** BEGIN INPUT MATERIAL **

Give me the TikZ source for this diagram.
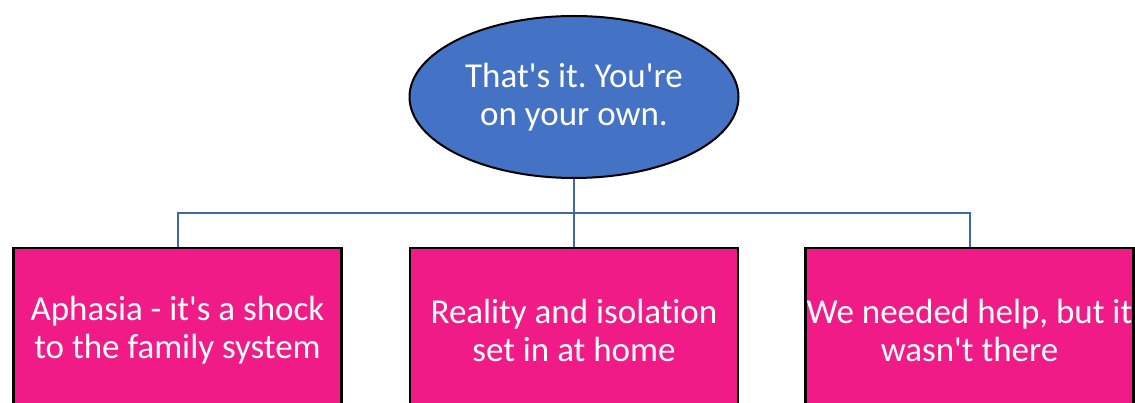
\documentclass[tikz,border=0pt]{standalone}
\usepackage{fontspec}
\setmainfont{Carlito}[Ligatures={NoCommon}]
\usetikzlibrary{shapes.geometric}
\definecolor{ellblue}{RGB}{68,114,196}
\definecolor{boxpink}{RGB}{240,27,135}
\definecolor{linkblue}{RGB}{64,104,168}
\newcommand{\apos}{\textquotesingle}
\frenchspacing
\tikzset{
  x=1pt,y=-1pt,
  topnode/.style={ellipse,draw=black,line width=2pt,fill=ellblue,minimum width=329pt,minimum height=162pt,inner sep=0pt,text=white,align=center,font=\fontsize{35}{38.5}\selectfont},
  pinkbox/.style={rectangle,draw=black,line width=2.5pt,fill=boxpink,minimum width=328pt,minimum height=164pt,inner sep=0pt,text=white,align=center,font=\fontsize{35}{38}\selectfont,anchor=north},
  link/.style={draw=linkblue,line width=2pt}
}
\begin{document}
\begin{tikzpicture}
\useasboundingbox[fill=white] (0,0) rectangle (1135,403);
\node[topnode] (top) at (574,97) {That\apos s it. You\apos re\\on your own.};
\node[pinkbox] (b1) at (177.5,247) {Aphasia - it\apos s a shock\\to the family system};
\node[pinkbox] (b2) at (574,247) {Reality and isolation\\set in at home};
\node[pinkbox] (b3) at (969.5,247) {We needed help, but it\\wasn\apos t there};
\coordinate (hub) at (574,213);
\draw[link] (top.south) -- (hub);
\draw[link] (b1.north) |- (hub) -| (b3.north);
\draw[link] (hub) -- (b2.north);
\end{tikzpicture}
\end{document}
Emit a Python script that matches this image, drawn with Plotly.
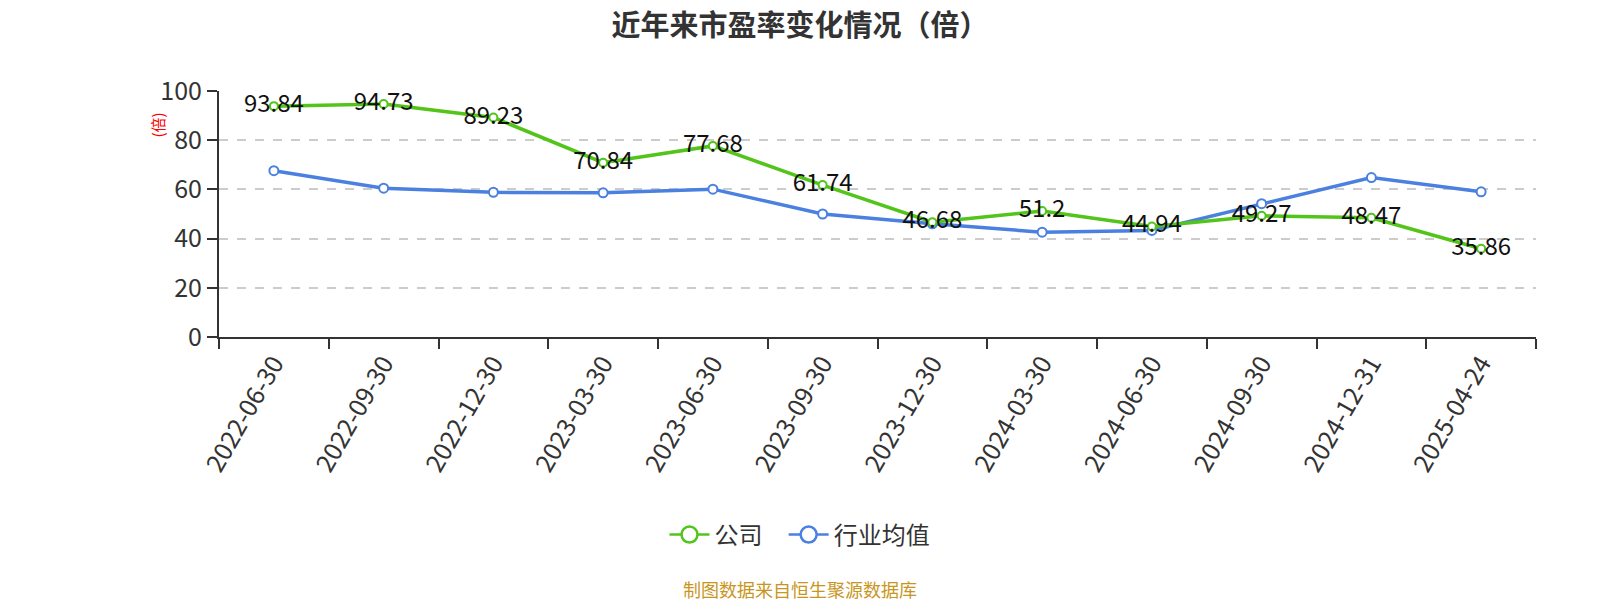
import plotly.graph_objects as go

dates = ["2022-06-30", "2022-09-30", "2022-12-30", "2023-03-30", "2023-06-30", "2023-09-30",
         "2023-12-30", "2024-03-30", "2024-06-30", "2024-09-30", "2024-12-31", "2025-04-24"]
company = [93.84, 94.73, 89.23, 70.84, 77.68, 61.74, 46.68, 51.2, 44.94, 49.27, 48.47, 35.86]
industry = [67.6, 60.5, 58.8, 58.6, 60.1, 50.0, 46.0, 42.6, 43.3, 54.2, 64.8, 59.0]
company_labels = ["93.84", "94.73", "89.23", "70.84", "77.68", "61.74", "46.68", "51.2", "44.94", "49.27", "48.47", "35.86"]

GREEN = "#52c41a"
BLUE = "#4a80e0"
FONT = "Noto Sans CJK SC"

W, H = 1600, 600
L, R, T, B = 211, 72, 83, 271
PW, PH = W - L - R, H - T - B

fig = go.Figure()
fig.add_trace(go.Scatter(
    x=dates, y=industry, name="行业均值", mode="lines+markers", showlegend=False,
    legendgroup="ind",
    line=dict(color=BLUE, width=3.5),
    marker=dict(symbol="circle", size=9, color="white", line=dict(color=BLUE, width=2)),
))
fig.add_trace(go.Scatter(
    x=dates, y=company, name="公司", mode="lines+markers+text", showlegend=False,
    legendgroup="co",
    line=dict(color=GREEN, width=3.5),
    marker=dict(symbol="circle", size=8, color="white", line=dict(color=GREEN, width=2)),
    text=company_labels, textposition="middle center",
    textfont=dict(size=24, color="#111111", family=FONT),
))
# legend entries
fig.add_trace(go.Scatter(
    x=[None], y=[None], name="公司&nbsp;&nbsp;&nbsp;", mode="lines+markers", legendgroup="co",
    line=dict(color=GREEN, width=2.5),
    marker=dict(symbol="circle", size=20, color="white", line=dict(color=GREEN, width=2.5)),
))
fig.add_trace(go.Scatter(
    x=[None], y=[None], name="行业均值", mode="lines+markers", legendgroup="ind",
    line=dict(color=BLUE, width=2.5),
    marker=dict(symbol="circle", size=20, color="white", line=dict(color=BLUE, width=2.5)),
))

cx = 792  # horizontal centre of the page content in figure pixels

fig.update_layout(
    width=W, height=H,
    paper_bgcolor="white", plot_bgcolor="white",
    font=dict(family=FONT, color="#333333"),
    margin=dict(l=L, r=R, t=T, b=B),
    title=dict(text="<b>近年来市盈率变化情况（倍）</b>", x=cx / W, xanchor="center",
               y=1 - 18 / H, yanchor="middle", font=dict(size=29, color="#333333", family=FONT)),
    showlegend=True,
    legend=dict(orientation="h", xref="container", yref="container",
                x=cx / W, xanchor="center", y=1 - 527 / H, yanchor="middle",
                font=dict(size=24, color="#333333", family=FONT),
                itemsizing="trace", itemwidth=40, traceorder="normal"),
    xaxis=dict(
        type="category", tickangle=-60, tickson="boundaries",
        showline=True, linecolor="#333333", linewidth=2,
        ticks="outside", ticklen=10, tickwidth=2, tickcolor="#333333",
        tickfont=dict(size=25, color="#333333", family=FONT),
        showgrid=False, range=[-0.5, 11.5],
    ),
    yaxis=dict(
        range=[0, 100], dtick=20, tick0=0,
        showline=True, linecolor="#333333", linewidth=2,
        ticks="outside", ticklen=10, tickwidth=2, tickcolor="#333333",
        tickfont=dict(size=25, color="#333333", family=FONT),
        showgrid=True, gridcolor="#cccccc", griddash="dash", gridwidth=1.5,
        zeroline=False,
    ),
    annotations=[
        dict(text="(倍)", textangle=-90, xref="paper", yref="paper",
             x=(148.5 - L) / PW, y=(T + PH - 117) / PH,
             xanchor="center", yanchor="middle", showarrow=False,
             font=dict(size=15, color="red", family=FONT)),
        dict(text="制图数据来自恒生聚源数据库", xref="paper", yref="paper",
             x=(cx - L) / PW, y=(T + PH - 581) / PH,
             xanchor="center", yanchor="middle", showarrow=False,
             font=dict(size=18, color="#c8961e", family=FONT)),
    ],
)

fig.write_html("out.html")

** END INPUT MATERIAL **

Give again exactly the lines running from the beginning of the material above through the line that contains "import plotly.graph_objects as go", and leave out every picture.

Give me the TikZ source for this diagram.
\documentclass[tikz,border=0pt]{standalone}
\usepackage{fontspec}
\setmainfont{Carlito}[Ligatures={NoCommon}]
\usetikzlibrary{shapes.geometric}
\definecolor{ellblue}{RGB}{68,114,196}
\definecolor{boxpink}{RGB}{240,27,135}
\definecolor{linkblue}{RGB}{64,104,168}
\newcommand{\apos}{\textquotesingle}
\frenchspacing
\tikzset{
  x=1pt,y=-1pt,
  topnode/.style={ellipse,draw=black,line width=2pt,fill=ellblue,minimum width=329pt,minimum height=162pt,inner sep=0pt,text=white,align=center,font=\fontsize{35}{38.5}\selectfont},
  pinkbox/.style={rectangle,draw=black,line width=2.5pt,fill=boxpink,minimum width=328pt,minimum height=164pt,inner sep=0pt,text=white,align=center,font=\fontsize{35}{38}\selectfont,anchor=north},
  link/.style={draw=linkblue,line width=2pt}
}
\begin{document}
\begin{tikzpicture}
\useasboundingbox[fill=white] (0,0) rectangle (1135,403);
\node[topnode] (top) at (574,97) {That\apos s it. You\apos re\\on your own.};
\node[pinkbox] (b1) at (177.5,247) {Aphasia - it\apos s a shock\\to the family system};
\node[pinkbox] (b2) at (574,247) {Reality and isolation\\set in at home};
\node[pinkbox] (b3) at (969.5,247) {We needed help, but it\\wasn\apos t there};
\coordinate (hub) at (574,213);
\draw[link] (top.south) -- (hub);
\draw[link] (b1.north) |- (hub) -| (b3.north);
\draw[link] (hub) -- (b2.north);
\end{tikzpicture}
\end{document}
Emit a Python script that matches this image, drawn with Plotly.
import plotly.graph_objects as go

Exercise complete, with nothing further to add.